Dani Pedrosa was promoted to MotoGP by Honda in 2006, after winning three consecutive world championships, one in the 125cc class and two in the quarter-litre class. After his debut in the Movistar Cup and years in the lower classes, the championship saw the Spaniard as a potential MotoGP champion, a potential Spanish Mick Doohan.
However, injuries, bad luck and the emergence of a rider no one had thought of in 2006, compatriot Jorge Lorenzo, who arrived in MotoGP in 2008 as a double 250cc champion, closed the door on Pedrosa’s world championship ambitions.
The current KTM test rider and successful TV commentator was the main guest on the podcast “Por Orejas” on Motorsport Network and for almost an hour it provided very interesting insights.
While Pedrosa projected the image of a rider sculpted to win the title, Lorenzo gave the impression, when he arrived in the World Championship paddock, of being an “abandoned puppy”. In the end, however, it was a bit of a topsy-turvy world: while the Majorcan won three titles, Pedrosa never did so, maintaining an extreme rivalry with him for years, which has now fortunately been redirected.
“I think Jorge deserves what he won. I mean, I don’t want to take anything away from him, on the contrary,” Pedrosa explains in the podcast. “In my case, if just a couple of things had gone well, I would have been a two-time world champion easily, maybe three times,” he adds.
With the benefit of experience and hindsight, Pedrosa admits that not everything was done well on his part at the time.
“We did things very well in 125cc and 250cc, but then we didn’t know how to adapt well to the media environment, we were still very closed in what was the style that had worked for us in 125cc and 250cc, but MotoGP has a different atmosphere,” he explains.
“You have to get into the media game because your rivals do it and in that case there was Valentino Rossi, who was unquestionably a crack in that area. And whether you like it or not, even if you have a different character, like Casey Stoner, who is also different, very closed like me, you have to know how to manage that atmosphere a little bit, and we didn’t do it well. I’m not saying it was the cause of everything, but when you’re expected to do something so difficult to achieve and you don’t know how to handle things when they go wrong, it becomes more and more of a burden.”
Now that he is more familiar with the media, especially as a commentator, Pedrosa believes that at the time it would have been better if he had had “a little more mental flexibility to adapt more quickly to these things”, and gives an example.
“I have always communicated very well with the Japanese and I have always had a very good understanding with them when it came to developing the bike,” he explained. “However, with journalists, Spanish or foreign, I have always had more difficulties, I have not had good communication,” he regrets.

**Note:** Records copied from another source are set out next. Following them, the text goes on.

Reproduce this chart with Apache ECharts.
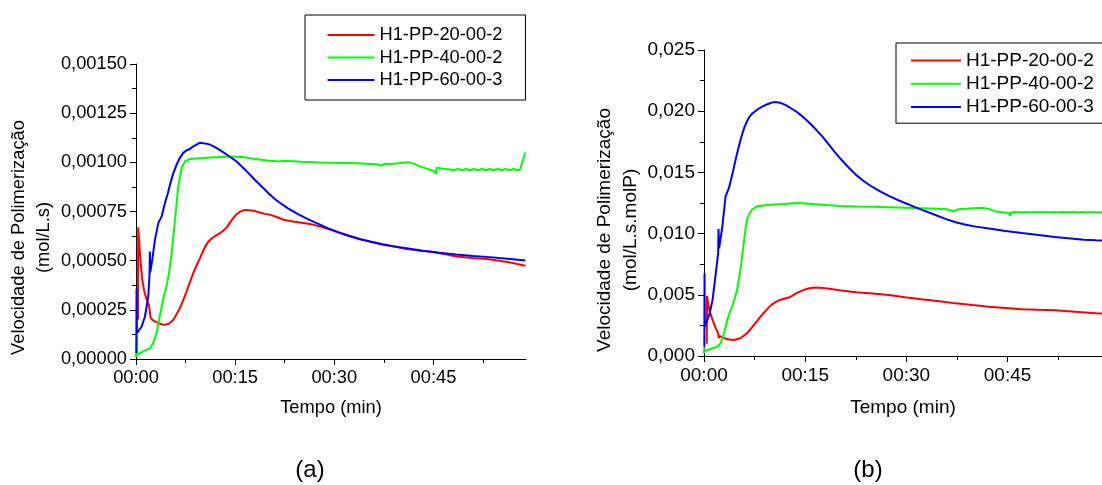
<!DOCTYPE html>
<html><head><meta charset="utf-8">
<script src="https://cdn.jsdelivr.net/npm/echarts@6/dist/echarts.min.js"></script>
<style>html,body{margin:0;padding:0;background:#fff}#c{width:1102px;height:485px}</style>
</head><body><div id="c"></div>
<script>
// ---------- data (time in minutes) ----------
const seriesNames = ['H1-PP-20-00-2', 'H1-PP-40-00-2', 'H1-PP-60-00-3'];
const seriesColors = ['#ff0000', '#00ff00', '#0000ff'];

const xMajorTicks = [0, 15, 30, 45];
const xMinorTicks = [7.5, 22.5, 37.5, 52.5];
const xTickLabels = ['00:00', '00:15', '00:30', '00:45'];
const yTickLabelsA = ['0,00000', '0,00025', '0,00050', '0,00075', '0,00100', '0,00125', '0,00150'];
const yTickLabelsB = ['0,000', '0,005', '0,010', '0,015', '0,020', '0,025'];

// (a) mol/L.s
const tRedA = [0.3, 0.33, 0.5, 0.71, 0.95, 1.26, 1.62, 1.97, 2.2, 2.22, 2.62, 3.0, 3.38, 3.75, 4.13, 4.5, 4.89, 5.25, 5.65, 6.1, 6.66, 7.15, 7.66, 8.15, 8.67, 9.2, 9.68, 10.2, 10.7, 11.2, 11.7, 12.2, 12.7, 13.2, 13.7, 14.2, 14.7, 15.2, 15.8, 16.5, 17.0, 17.5, 18.0, 18.7, 19.5, 20.3, 21.3, 22.3, 24.0, 26.3, 28.0, 29.8, 31.8, 33.8, 35.6, 37.4, 39.1, 40.9, 43.0, 45.0, 46.8, 48.5, 50.8, 53.1, 55.0, 56.6, 58.9];
const vRedA = [0.00020, 0.00067, 0.000589, 0.000488, 0.000403, 0.000343, 0.000301, 0.000271, 0.000262, 0.000208, 0.000196, 0.000189, 0.000183, 0.000178, 0.000174, 0.000175, 0.000178, 0.000187, 0.0002, 0.000225, 0.000259, 0.0003, 0.000343, 0.00039, 0.000437, 0.000478, 0.000513, 0.000553, 0.000585, 0.000605, 0.000619, 0.00063, 0.00064, 0.000652, 0.000668, 0.000692, 0.000716, 0.000735, 0.00075, 0.000758, 0.000757, 0.000755, 0.000752, 0.000745, 0.000738, 0.000733, 0.000722, 0.000708, 0.000698, 0.000687, 0.000672, 0.000653, 0.000632, 0.00061, 0.000595, 0.000581, 0.000572, 0.000559, 0.000551, 0.000544, 0.000532, 0.000521, 0.000514, 0.000508, 0.000499, 0.000491, 0.000474];

const tGreenA = [0, 0.1, 0.15, 0.2, 0.6, 1.1, 1.6, 2.1, 2.6, 3.1, 3.6, 4.1, 4.6, 5.0, 5.4, 5.9, 6.4, 6.9, 7.4, 8.2, 9.0, 10.2, 11.2, 12.2, 13.2, 14.2, 15.2, 16.2, 17.5, 18.7, 20.2, 21.5, 22.5, 25.0, 28.0, 31.0, 33.5, 35.5, 36.5, 37.1, 37.6, 38.4, 40.0, 41.2, 42.1, 43.0, 44.0, 45.0, 45.4, 45.5, 46.5, 47.5, 48.1, 48.7, 49.3, 49.9, 50.5, 51.1, 51.7, 52.3, 52.9, 53.5, 54.1, 54.7, 55.3, 55.9, 56.5, 57.1, 57.7, 58.1, 58.9];
const vGreenA = [0.00001, 0.00002, 0.00012, 0.00002, 0.000029, 0.00004, 0.000046, 0.000054, 0.00008, 0.000131, 0.000216, 0.0003, 0.000368, 0.000436, 0.000538, 0.000708, 0.000878, 0.000971, 0.001005, 0.001017, 0.00102, 0.001022, 0.001024, 0.001026, 0.001028, 0.00103, 0.001029, 0.001027, 0.00102, 0.001014, 0.001008, 0.001004, 0.001008, 0.001003, 0.000999, 0.000997, 0.000995, 0.000992, 0.00099, 0.000982, 0.000993, 0.00099, 0.000997, 0.001001, 0.000992, 0.000979, 0.000968, 0.000958, 0.000941, 0.000973, 0.000968, 0.000964, 0.00096, 0.000966, 0.00096, 0.000966, 0.00096, 0.000966, 0.00096, 0.000966, 0.00096, 0.000966, 0.00096, 0.000966, 0.00096, 0.000966, 0.00096, 0.000966, 0.00096, 0.000962, 0.00105];

const tBlueA = [0.05, 0.08, 0.1, 0.15, 0.4, 0.86, 1.36, 1.86, 2.05, 2.1, 2.15, 2.4, 2.87, 3.37, 3.88, 4.38, 4.8, 5.14, 5.6, 6.14, 6.6, 7.15, 7.6, 8.16, 8.6, 9.16, 9.67, 10.2, 10.7, 11.2, 11.8, 12.4, 13.0, 13.7, 14.3, 15.0, 15.6, 16.2, 16.9, 17.5, 18.0, 18.7, 19.4, 20.2, 21.0, 21.8, 23.0, 24.5, 26.0, 27.5, 29.1, 30.6, 32.1, 33.8, 35.6, 37.3, 39.1, 41.2, 43.4, 45.9, 48.4, 51.0, 53.5, 56.2, 58.9];
const vBlueA = [0.00003, 0.000357, 0.00025, 0.000131, 0.000135, 0.000165, 0.000216, 0.000318, 0.00043, 0.000547, 0.00044, 0.00049, 0.000606, 0.000691, 0.000725, 0.000793, 0.00084, 0.000886, 0.00094, 0.000988, 0.00102, 0.001048, 0.00106, 0.001068, 0.00108, 0.00109, 0.0011, 0.001097, 0.001095, 0.00109, 0.00108, 0.001068, 0.001056, 0.00104, 0.001026, 0.00101, 0.000992, 0.000972, 0.000949, 0.000928, 0.00091, 0.000887, 0.000864, 0.000838, 0.000814, 0.000793, 0.000766, 0.000737, 0.000711, 0.000688, 0.000664, 0.000644, 0.000627, 0.00061, 0.000596, 0.000583, 0.000572, 0.000562, 0.000551, 0.00054, 0.000531, 0.000524, 0.000518, 0.00051, 0.000501];

// (b) mol/L.s.molP
const tRedB = [0.4, 0.45, 0.54, 0.78, 1.27, 1.75, 2.1, 2.2, 2.3, 2.73, 3.46, 4.43, 5.4, 6.38, 7.0, 7.6, 8.2, 8.8, 9.4, 10.0, 10.6, 11.25, 12.0, 12.7, 13.2, 13.7, 14.4, 15.1, 15.8, 16.6, 17.6, 18.6, 20.1, 22.5, 25.0, 27.4, 29.8, 32.2, 34.6, 37.3, 39.8, 42.2, 44.7, 47.1, 49.5, 52.0, 54.5, 56.5, 58.1, 59.0];
const vRedB = [0.001, 0.0049, 0.00486, 0.00377, 0.00295, 0.00226, 0.00186, 0.00145, 0.00165, 0.00153, 0.00136, 0.00131, 0.00145, 0.00186, 0.00225, 0.00267, 0.0031, 0.00349, 0.00385, 0.00418, 0.0044, 0.00458, 0.0047, 0.0048, 0.00495, 0.00513, 0.0053, 0.00546, 0.00556, 0.0056, 0.00556, 0.0055, 0.00537, 0.0052, 0.0051, 0.00498, 0.0048, 0.00463, 0.0045, 0.0043, 0.00416, 0.00403, 0.00392, 0.00381, 0.00377, 0.00373, 0.00364, 0.00356, 0.00349, 0.00347];

const tGreenB = [0.0, 0.05, 0.1, 0.54, 1.27, 2.0, 2.48, 2.97, 3.46, 3.8, 4.19, 4.55, 4.92, 5.15, 5.4, 5.65, 5.9, 6.15, 6.38, 6.7, 7.1, 7.84, 8.8, 9.79, 11.7, 13.7, 15.6, 18.06, 20.1, 22.5, 25.0, 27.4, 29.8, 32.2, 34.6, 36.1, 37.0, 37.5, 39.3, 41.3, 42.3, 43.3, 44.5, 45.2, 45.4, 45.6, 46.3, 47.0, 47.7, 48.4, 49.1, 49.8, 50.5, 51.2, 51.9, 52.6, 53.3, 54.0, 54.7, 55.4, 56.1, 56.8, 57.5, 58.2, 59.0];
const vGreenB = [0.0002, 0.0007, 0.0004, 0.00049, 0.00063, 0.00076, 0.00104, 0.00186, 0.00295, 0.0035, 0.00404, 0.0047, 0.0054, 0.0062, 0.00704, 0.0081, 0.00922, 0.0103, 0.01113, 0.0116, 0.01195, 0.01223, 0.0123, 0.01236, 0.01242, 0.0125, 0.01244, 0.01234, 0.01226, 0.01222, 0.0122, 0.01216, 0.01212, 0.01208, 0.01204, 0.01198, 0.01182, 0.01196, 0.01205, 0.01212, 0.012, 0.0118, 0.01172, 0.0117, 0.01144, 0.01174, 0.01177, 0.01172, 0.01177, 0.01172, 0.01177, 0.01172, 0.01177, 0.01172, 0.01177, 0.01172, 0.01177, 0.01172, 0.01177, 0.01172, 0.01177, 0.01172, 0.01177, 0.01172, 0.01175];

const tBlueB = [0.05, 0.08, 0.12, 0.3, 0.78, 1.27, 1.75, 2.1, 2.15, 2.25, 2.73, 3.2, 3.7, 4.19, 4.55, 4.92, 5.3, 5.65, 6.0, 6.38, 6.7, 7.1, 7.6, 8.08, 8.7, 9.3, 9.8, 10.27, 10.8, 11.25, 11.7, 12.2, 13.0, 13.7, 14.4, 15.1, 15.8, 16.6, 17.6, 18.6, 19.4, 20.1, 21.3, 22.5, 23.7, 24.9, 26.1, 27.4, 28.6, 29.8, 31.0, 32.5, 34.3, 35.9, 37.3, 38.8, 40.3, 42.5, 44.7, 47.1, 49.6, 52.0, 54.4, 56.3, 58.1, 59.0];
const vBlueB = [0.00076, 0.00677, 0.0024, 0.00267, 0.00336, 0.00458, 0.00677, 0.0084, 0.01037, 0.0088, 0.0106, 0.01305, 0.01373, 0.01482, 0.0157, 0.01659, 0.0174, 0.0181, 0.0187, 0.01918, 0.0195, 0.01978, 0.02, 0.0202, 0.0204, 0.02055, 0.02065, 0.02074, 0.02073, 0.02069, 0.0206, 0.02047, 0.0202, 0.01996, 0.01966, 0.01932, 0.01895, 0.0185, 0.0179, 0.0172, 0.01665, 0.0162, 0.01548, 0.01482, 0.01428, 0.01383, 0.01345, 0.01308, 0.01278, 0.0125, 0.01222, 0.0119, 0.01152, 0.01118, 0.01093, 0.01072, 0.01057, 0.0104, 0.01022, 0.01005, 0.00988, 0.00972, 0.0096, 0.0095, 0.00945, 0.00943];

// ---------- chart ----------
const FONT = 'Liberation Sans';
const TXT = '#000';
function zip(t, v) { return t.map((x, i) => [x, v[i]]); }

function xAxesFor(gridIndex, nameGap, fs) {
  return [{
    type: 'value', gridIndex: gridIndex, min: 0, max: 59, position: 'bottom',
    name: 'Tempo (min)', nameLocation: 'middle', nameGap: nameGap,
    nameTextStyle: { fontSize: fs, color: TXT, fontFamily: FONT },
    axisLine: { show: true, onZero: false, lineStyle: { color: '#000', width: 1 } },
    axisTick: { show: true, customValues: xMajorTicks, length: 6, lineStyle: { color: '#000' } },
    axisLabel: { show: true, customValues: xMajorTicks, margin: 10, fontSize: fs, color: TXT, fontFamily: FONT,
      formatter: v => xTickLabels[xMajorTicks.indexOf(v)] },
    splitLine: { show: false }
  }, {
    type: 'value', gridIndex: gridIndex, min: 0, max: 59, position: 'bottom',
    axisLine: { show: false, onZero: false },
    axisTick: { show: true, customValues: xMinorTicks, length: 4, lineStyle: { color: '#000' } },
    axisLabel: { show: false }, splitLine: { show: false }
  }];
}

function yAxisFor(gridIndex, max, interval, labels, unit, nameGap, padR, fs, lh) {
  return {
    type: 'value', gridIndex: gridIndex, min: 0, max: max, interval: interval,
    name: 'Velocidade de Polimerização\n' + unit, nameLocation: 'middle', nameGap: nameGap,
    nameTextStyle: { fontSize: fs, color: TXT, fontFamily: FONT, lineHeight: lh, padding: [0, padR, 0, 0] },
    axisLine: { show: true, onZero: false, lineStyle: { color: '#000', width: 1 } },
    axisTick: { show: true, length: 6, lineStyle: { color: '#000' } },
    minorTick: { show: true, splitNumber: 2, length: 4, lineStyle: { color: '#000' } },
    axisLabel: { margin: 9, fontSize: fs, color: TXT, fontFamily: FONT,
      formatter: v => labels[Math.round(v / interval)] },
    splitLine: { show: false }, minorSplitLine: { show: false }
  };
}

function legendAt(left, top, lineH, padding, itemWidth, fs) {
  return {
    data: seriesNames, orient: 'vertical', left: left, top: top,
    itemWidth: itemWidth, itemHeight: 2, itemGap: 0, padding: padding,
    borderColor: '#000', borderWidth: 1, backgroundColor: '#fff',
    selectedMode: false,
    itemStyle: { opacity: 0 },
    textStyle: { fontSize: fs, color: TXT, fontFamily: FONT, lineHeight: lineH }
  };
}

function lineSeries(k, xi, yi, t, v) {
  return {
    type: 'line', name: seriesNames[k], xAxisIndex: xi, yAxisIndex: yi,
    data: zip(t, v), symbol: 'none', showSymbol: false,
    lineStyle: { width: 2, color: seriesColors[k] }, itemStyle: { color: seriesColors[k] },
    emphasis: { disabled: true }
  };
}

const chart = echarts.init(document.getElementById('c'), null, { renderer: 'canvas' });
chart.setOption({
  animation: false,
  backgroundColor: '#fff',
  textStyle: { fontFamily: FONT },
  grid: [
    { left: 136, top: 64, width: 390, height: 295 },
    { left: 704, top: 50, width: 404, height: 306 }
  ],
  xAxis: xAxesFor(0, 40, 18.3).concat(xAxesFor(1, 42, 19)),
  yAxis: [
    yAxisFor(0, 0.0015, 0.00025, yTickLabelsA, '(mol/L.s)', 80, 52, 18.3, 25),
    yAxisFor(1, 0.025, 0.005, yTickLabelsB, '(mol/L.s.molP)', 60, 54, 19, 26)
  ],
  legend: [
    legendAt(305, 15, 22.5, [8.75, 23, 8.75, 21.5], 47, 18.3),
    legendAt(896, 43, 23.3, [5.8, 9, 4.5, 14], 50, 19)
  ],
  series: [
    lineSeries(0, 0, 0, tRedA, vRedA),
    lineSeries(1, 0, 0, tGreenA, vGreenA),
    lineSeries(2, 0, 0, tBlueA, vBlueA),
    lineSeries(0, 2, 1, tRedB, vRedB),
    lineSeries(1, 2, 1, tGreenB, vGreenB),
    lineSeries(2, 2, 1, tBlueB, vBlueB)
  ],
  graphic: [
    { type: 'text', x: 310, y: 470, style: { text: '(a)', fontSize: 24, fontFamily: FONT, fill: TXT, align: 'center', verticalAlign: 'middle' } },
    { type: 'text', x: 868, y: 470, style: { text: '(b)', fontSize: 24, fontFamily: FONT, fill: TXT, align: 'center', verticalAlign: 'middle' } }
  ]
});
</script>
</body></html>
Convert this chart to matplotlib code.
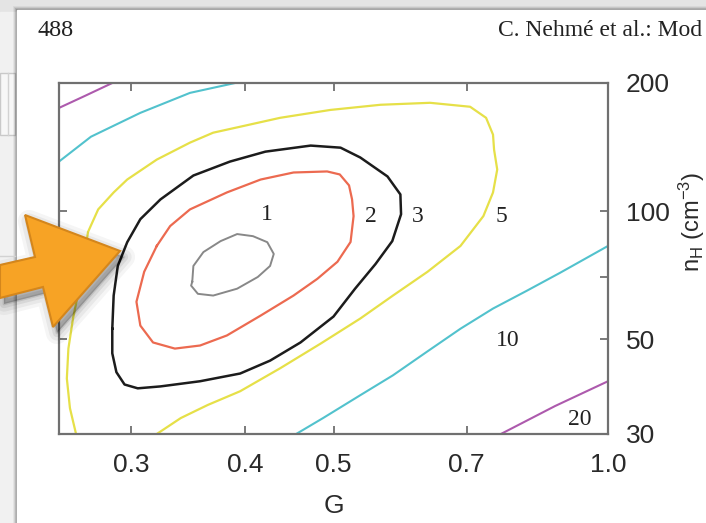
import numpy as np
import matplotlib
matplotlib.use('Agg')
import matplotlib.pyplot as plt
from matplotlib.patches import Polygon, Rectangle
from matplotlib.ticker import FixedLocator, NullLocator

plt.rcParams['font.family'] = ['Liberation Sans', 'DejaVu Sans']
plt.rcParams['mathtext.fontset'] = 'custom'
plt.rcParams['mathtext.rm'] = 'Liberation Sans'
plt.rcParams['mathtext.it'] = 'Liberation Sans:italic'

# contour lines: G (x) and n_H in cm^-3 (y)
c1_G = [0.350, 0.351, 0.360, 0.376, 0.392, 0.408, 0.423, 0.430, 0.426, 0.413, 0.392, 0.369, 0.355, 0.349, 0.350]
c1_n = [68.3, 74.4, 80.2, 85.1, 88.4, 87.4, 84.6, 79.4, 74.4, 70.1, 65.8, 63.4, 64.0, 66.9, 68.3]

c2_G = [0.320, 0.331, 0.348, 0.382, 0.416, 0.452, 0.492, 0.508, 0.520, 0.524, 0.526, 0.522, 0.505,
        0.480, 0.452, 0.416, 0.382, 0.357, 0.335, 0.317, 0.307, 0.304, 0.310, 0.320]
c2_n = [82.9, 92.3, 101.0, 110.7, 118.7, 123.3, 124.0, 122.0, 115.0, 106.6, 97.4, 84.7, 76.1,
        69.4, 63.4, 56.9, 51.1, 48.4, 47.6, 49.2, 53.9, 61.3, 72.1, 82.9]

c3_G = [0.286, 0.287, 0.290, 0.297, 0.307, 0.323, 0.351, 0.385, 0.421, 0.472, 0.509, 0.535,
        0.573, 0.592, 0.593, 0.580, 0.556, 0.528, 0.500, 0.460, 0.426, 0.395, 0.357, 0.323,
        0.305, 0.295, 0.289, 0.286, 0.286]
c3_n = [53.0, 63.4, 74.4, 84.6, 95.8, 106.6, 121.3, 130.8, 138.0, 142.6, 141.0, 133.7,
        120.7, 109.5, 98.4, 85.1, 75.2, 65.8, 56.6, 49.2, 44.6, 41.6, 39.9, 38.8,
        38.4, 39.2, 41.9, 46.4, 53.0]

c5_G = [0.261, 0.257, 0.255, 0.256, 0.259, 0.263, 0.266, 0.269, 0.276, 0.287, 0.297, 0.320,
        0.348, 0.369, 0.395, 0.437, 0.496, 0.563, 0.638, 0.706, 0.735, 0.748, 0.750, 0.756,
        0.748, 0.730, 0.689, 0.634, 0.581, 0.535, 0.484, 0.437, 0.395, 0.364, 0.340, 0.320]
c5_n = [30.0, 34.5, 40.5, 47.6, 56.0, 65.8, 76.1, 89.4, 101.0, 110.7, 118.7, 132.2,
        144.9, 152.9, 157.9, 165.7, 172.9, 177.8, 179.7, 175.9, 165.7, 151.3, 139.5, 125.3,
        110.7, 97.4, 82.9, 72.1, 63.4, 56.0, 48.9, 42.8, 37.8, 35.1, 32.7, 30.0]

c10a_G = [0.250, 0.271, 0.307, 0.348, 0.390]
c10a_n = [130.8, 149.6, 170.2, 189.6, 200.0]
c10b_G = [0.455, 0.487, 0.535, 0.581, 0.634, 0.689, 0.748, 0.815, 0.886, 1.000]
c10b_n = [30.0, 32.7, 37.0, 41.2, 46.9, 53.0, 59.1, 65.1, 71.7, 82.9]

c20a_G = [0.250, 0.267, 0.286]
c20a_n = [174.8, 186.6, 200.0]
c20b_G = [0.763, 0.875, 1.000]
c20b_n = [30.0, 34.9, 39.9]

level_text = ['1', '2', '3', '5', '10', '20']
level_G = [0.423, 0.549, 0.619, 0.765, 0.777, 0.930]
level_n = [98.4, 97.4, 97.4, 97.4, 49.8, 32.4]

x_ticks = [0.3, 0.4, 0.5, 0.7, 1.0]
x_ticklabels = ['0.3', '0.4', '0.5', '0.7', '1.0']
y_ticks = [30, 50, 70, 100, 200]
y_ticklabels = ['30', '50', '', '100', '200']

W, H = 706, 523
fig = plt.figure(figsize=(W / 100, H / 100), dpi=100)

# screenshot background (page, left panel, top strip)
bg = fig.add_axes([0, 0, 1, 1], zorder=0)
bg.set_xlim(0, W)
bg.set_ylim(H, 0)
bg.axis('off')
bg.add_patch(Rectangle((0, 0), W, H, color='#e4e4e4'))
bg.add_patch(Rectangle((0, 12), 17, H, color='#f1f1f1'))
bg.add_patch(Rectangle((0, 73), 15, 62, fc='#f7f7f7', ec='#c9c9c9', lw=1))
bg.plot([8, 8], [73, 135], color='#d2d2d2', lw=1)
bg.plot([0, 15], [256, 256], color='#d2d2d2', lw=1)
for i, a in enumerate([0.05, 0.08, 0.12, 0.16]):
    bg.add_patch(Rectangle((13 + i, 6 + i), W, H, color='k', alpha=a, lw=0))
bg.add_patch(Rectangle((17, 10), W, H, color='white'))
bg.text(38, 30, '488', family='Liberation Serif', fontsize=17.5, va='center', ha='left', color='#222222')
bg.text(498, 30, 'C. Nehmé et al.: Mod', family='Liberation Serif', fontsize=17,
        va='center', ha='left', color='#222222')
bg.text(692, 222, r'n$_\mathrm{H}$ (cm$^{-3}$)', rotation=90, ha='center', va='center',
        fontsize=17, color='#2a2a2a')

# the chart
ax = fig.add_axes([59 / W, 1 - 434 / H, 549 / W, 351 / H], zorder=1)
ax.set_xscale('log')
ax.set_yscale('log')
ax.set_xlim(0.25, 1.0)
ax.set_ylim(30, 200)
ax.patch.set_alpha(0)

ax.plot(c20a_G, c20a_n, color='#ad5aad', lw=1.5)
ax.plot(c20b_G, c20b_n, color='#ad5aad', lw=1.5)
ax.plot(c10a_G, c10a_n, color='#52c2cd', lw=1.5)
ax.plot(c10b_G, c10b_n, color='#52c2cd', lw=1.5)
ax.plot(c5_G, c5_n, color='#e6e048', lw=1.6)
ax.plot(c3_G, c3_n, color='#1c1c1c', lw=1.8)
ax.plot(c2_G, c2_n, color='#ec6a50', lw=1.6)
ax.plot(c1_G, c1_n, color='#888888', lw=1.4)

for t, g, n in zip(level_text, level_G, level_n):
    ax.text(g, n, t, family='Liberation Serif', fontsize=17, ha='center', va='center', color='#222222')

ax.xaxis.set_major_locator(FixedLocator(x_ticks))
ax.xaxis.set_minor_locator(NullLocator())
ax.set_xticklabels(x_ticklabels)
ax.yaxis.set_major_locator(FixedLocator(y_ticks))
ax.yaxis.set_minor_locator(NullLocator())
ax.set_yticklabels(y_ticklabels)
ax.tick_params(which='both', direction='in', length=6, width=1.3, color='#707070',
               top=True, right=True, left=True, bottom=True,
               labelleft=False, labelright=True, labelsize=19, labelcolor='#2a2a2a')
ax.tick_params(axis='x', pad=14)
ax.tick_params(axis='y', pad=13)
for s in ax.spines.values():
    s.set_color('#707070')
    s.set_linewidth(1.6)
ax.set_xlabel('G', fontsize=19, color='#2a2a2a', labelpad=12)

# orange arrow drawn over the screenshot
ov = fig.add_axes([0, 0, 1, 1], zorder=3)
ov.set_xlim(0, W)
ov.set_ylim(H, 0)
ov.axis('off')
arrow_x = np.array([0, 35, 25, 120, 53, 43, 0])
arrow_y = np.array([265, 257, 215, 251, 327, 287, 298])
for lw, a in [(16, 0.04), (11, 0.05), (6, 0.07), (2, 0.1)]:
    ov.add_patch(Polygon(np.c_[arrow_x + 4, arrow_y + 6], closed=True, fc='k', ec='k',
                         lw=lw, alpha=a, joinstyle='round'))
ov.add_patch(Polygon(np.c_[arrow_x, arrow_y], closed=True, fc='#f7a325', ec='#d4861c',
                     lw=1.5, joinstyle='miter'))

fig.savefig('out.png', dpi=100)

Alberto Puig and Dani Pedrosa
Photo by: Repsol Media
No relation to its discoverer Alberto Puig
When Pedrosa speaks in the plural of what he did right or wrong, especially in the management of the media during the transition to MotoGP, he is referring to the man who was his discoverer and, for a decade, his manager: Alberto Puig. A relationship that ended in a somewhat traumatic way.
“We haven’t communicated for a long time, we just don’t talk to each other,” Dani explained about his current relationship with Puig. “I have no problems with him, absolutely. There’s not much more to add, I mean, we separated and stopped communicating, but from my side everything is fine,” he says, although he admits that, at the time, it was a tough separation. “Yes, it was a bit tough. I’m talking about me, I don’t know how he lived it, but in my case it was like that,” confesses the Catalan, who successfully overcame that chapter of his life many years ago.